Fresh off the back of cutting 500 jobs last month, Starry Internet is now considering a full or partial sale of the business.
The comments were made by its CEO Chet Kanojia, who made the admission during the company's Q3 earnings call.
Kanojia outlined the company's plans, after revealing Starry ended the quarter with $29.4 million in cash, down from $99.7m at the end of the previous quarter.
He told investors that Starry has hired investment bank PJT Partners to advise the firm on a merger or sale, noting that the firm has already attracted some potential buyers or investors.
Despite the decline in cash flow, Starry posted revenue of $8m, representing year-on-year growth of 36 percent, and added 10,000 customers in the third quarter, growing its customer base to beyond 91,000, up 66 percent year-on-year from Q3 2021.

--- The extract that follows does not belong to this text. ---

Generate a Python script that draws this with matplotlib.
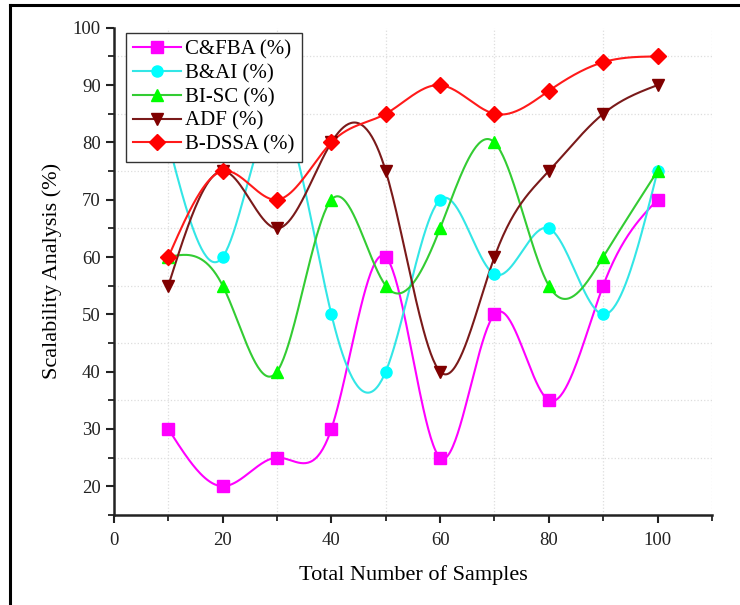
import numpy as np
import matplotlib
matplotlib.use("Agg")
from matplotlib import pyplot as plt
from matplotlib.ticker import MultipleLocator
from matplotlib.lines import Line2D

samples = [10, 20, 30, 40, 50, 60, 70, 80, 90, 100]
cfba = [30, 20, 25, 30, 60, 25, 50, 35, 55, 70]
bai = [80, 60, 85, 50, 40, 70, 57, 65, 50, 75]
bisc = [60, 55, 40, 70, 55, 65, 80, 55, 60, 75]
adf = [55, 75, 65, 80, 75, 40, 60, 75, 85, 90]
bdssa = [60, 75, 70, 80, 85, 90, 85, 89, 94, 95]

series = [
    ("C&FBA (%)", cfba, "#ff00ff", "#ff00ff", "s"),
    ("B&AI (%)", bai, "#33e6e6", "#00ffff", "o"),
    ("BI-SC (%)", bisc, "#33cc33", "#00ff00", "^"),
    ("ADF (%)", adf, "#7a1a1a", "#800000", "v"),
    ("B-DSSA (%)", bdssa, "#ff1a1a", "#ff0000", "D"),
]


def natural_spline(x, y, n=400):
    x = np.asarray(x, float)
    y = np.asarray(y, float)
    k = len(x)
    h = np.diff(x)
    A = np.zeros((k, k))
    b = np.zeros(k)
    A[0, 0] = A[-1, -1] = 1
    for i in range(1, k - 1):
        A[i, i - 1] = h[i - 1]
        A[i, i] = 2 * (h[i - 1] + h[i])
        A[i, i + 1] = h[i]
        b[i] = 6 * ((y[i + 1] - y[i]) / h[i] - (y[i] - y[i - 1]) / h[i - 1])
    m = np.linalg.solve(A, b)
    xs = np.linspace(x[0], x[-1], n)
    idx = np.clip(np.searchsorted(x, xs) - 1, 0, k - 2)
    x0, x1 = x[idx], x[idx + 1]
    hh = x1 - x0
    t0, t1 = x1 - xs, xs - x0
    ys = (m[idx] * t0 ** 3 + m[idx + 1] * t1 ** 3) / (6 * hh) \
        + (y[idx] / hh - m[idx] * hh / 6) * t0 \
        + (y[idx + 1] / hh - m[idx + 1] * hh / 6) * t1
    return xs, ys


plt.rcParams["font.family"] = ["Liberation Serif", "DejaVu Serif"]

fig = plt.figure(figsize=(7.4, 6.05), dpi=100)
ax = fig.add_axes([0.154, 0.149, 0.808, 0.805])

handles = []
for label, vals, lc, mc, mk in series:
    xs, ys = natural_spline(samples, vals)
    ax.plot(xs, ys, color=lc, lw=1.5, zorder=2)
    ax.plot(samples, vals, linestyle="none", marker=mk, color=mc,
            markersize=8, zorder=3)
    handles.append(Line2D([], [], color=lc, lw=1.5, marker=mk,
                          markerfacecolor=mc, markeredgecolor=mc,
                          markersize=8, label=label))

ax.set_xlim(0, 110)
ax.set_ylim(15, 100)
ax.xaxis.set_major_locator(MultipleLocator(20))
ax.xaxis.set_minor_locator(MultipleLocator(10))
ax.set_yticks(range(20, 101, 10))
ax.set_yticks(np.arange(15, 100, 10), minor=True)
ax.grid(which="minor", color="#dddddd", linestyle=":", lw=0.9)
ax.grid(which="major", visible=False)

for s in ["top", "right"]:
    ax.spines[s].set_visible(False)
for s in ["left", "bottom"]:
    ax.spines[s].set_linewidth(1.8)
    ax.spines[s].set_color("#222222")
ax.tick_params(which="major", length=6, width=1.5, labelsize=13.5, colors="#222222")
ax.tick_params(which="minor", length=4, width=1.3, colors="#222222")
ax.tick_params(axis="x", which="major", pad=6)

ax.set_xlabel("Total Number of Samples", fontsize=16, labelpad=12)
ax.set_ylabel("Scalability Analysis (%)", fontsize=16, labelpad=8)

leg = ax.legend(handles=handles, loc="upper left", bbox_to_anchor=(0.02, 0.99),
                borderaxespad=0, fontsize=15, frameon=True, fancybox=False,
                handlelength=2.3, handletextpad=0.2, labelspacing=0.2,
                borderpad=0.35)
leg.get_frame().set_edgecolor("#333333")
leg.get_frame().set_linewidth(1.0)
leg.get_frame().set_alpha(1.0)
leg.set_zorder(10)

# outer frame (top and left edges visible)
fig.add_artist(Line2D([10 / 740, 1], [1 - 5 / 605, 1 - 5 / 605],
                      transform=fig.transFigure, color="black", lw=2.2))
fig.add_artist(Line2D([10 / 740, 10 / 740], [0, 1 - 5 / 605],
                      transform=fig.transFigure, color="black", lw=2.2))

fig.savefig("out.png", dpi=100)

However, recent cutbacks from the Boston-based firm, notably the 500 job cuts which represents half its workforce, and the withdrawal from its participation in the Federal Communications Commission’s (FCC) Rural Digital Opportunity Fund (RDOF) program, have enabled Starry to save $17m in cash, said Kanojia.

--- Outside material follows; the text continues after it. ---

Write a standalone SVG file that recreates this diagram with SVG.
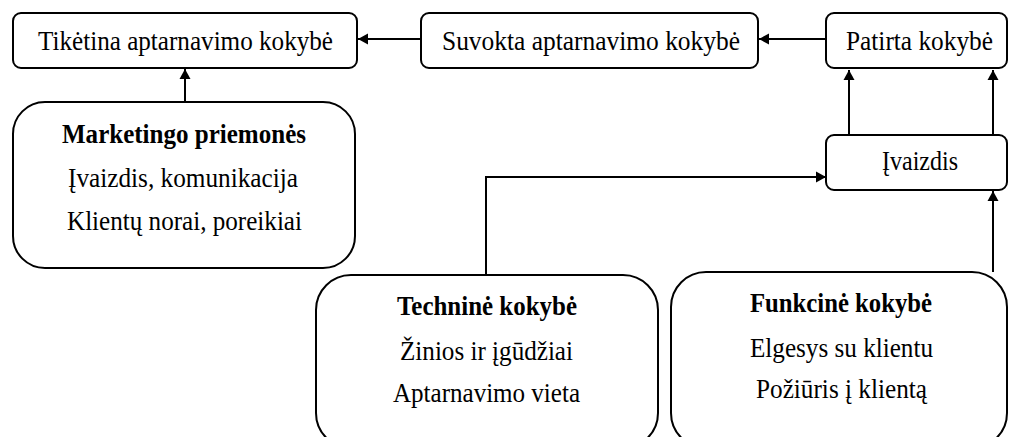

"To enable sufficient time for this process to take place, we proactively undertook significant cost-cutting measures last month to limit our expenditures and put the company in the best position to undergo this process. We are laser-focused on financing the business over the long term so we can continue serving our markets and customers.”
Just a couple of weeks ago Kanojia labeled the decision to cut the jobs a "tough day" for the company, which was founded in 2016, but necessary for the long-term future of Starry.
Earlier this year Starry raised $155m in an initial public offering via a SPAC merger with FirstMark Horizon Acquisition Corp, with Kanojia saying this was half of what the company had expected to generate. "We raised less than half what we expected," he said. "We need more cash to break even."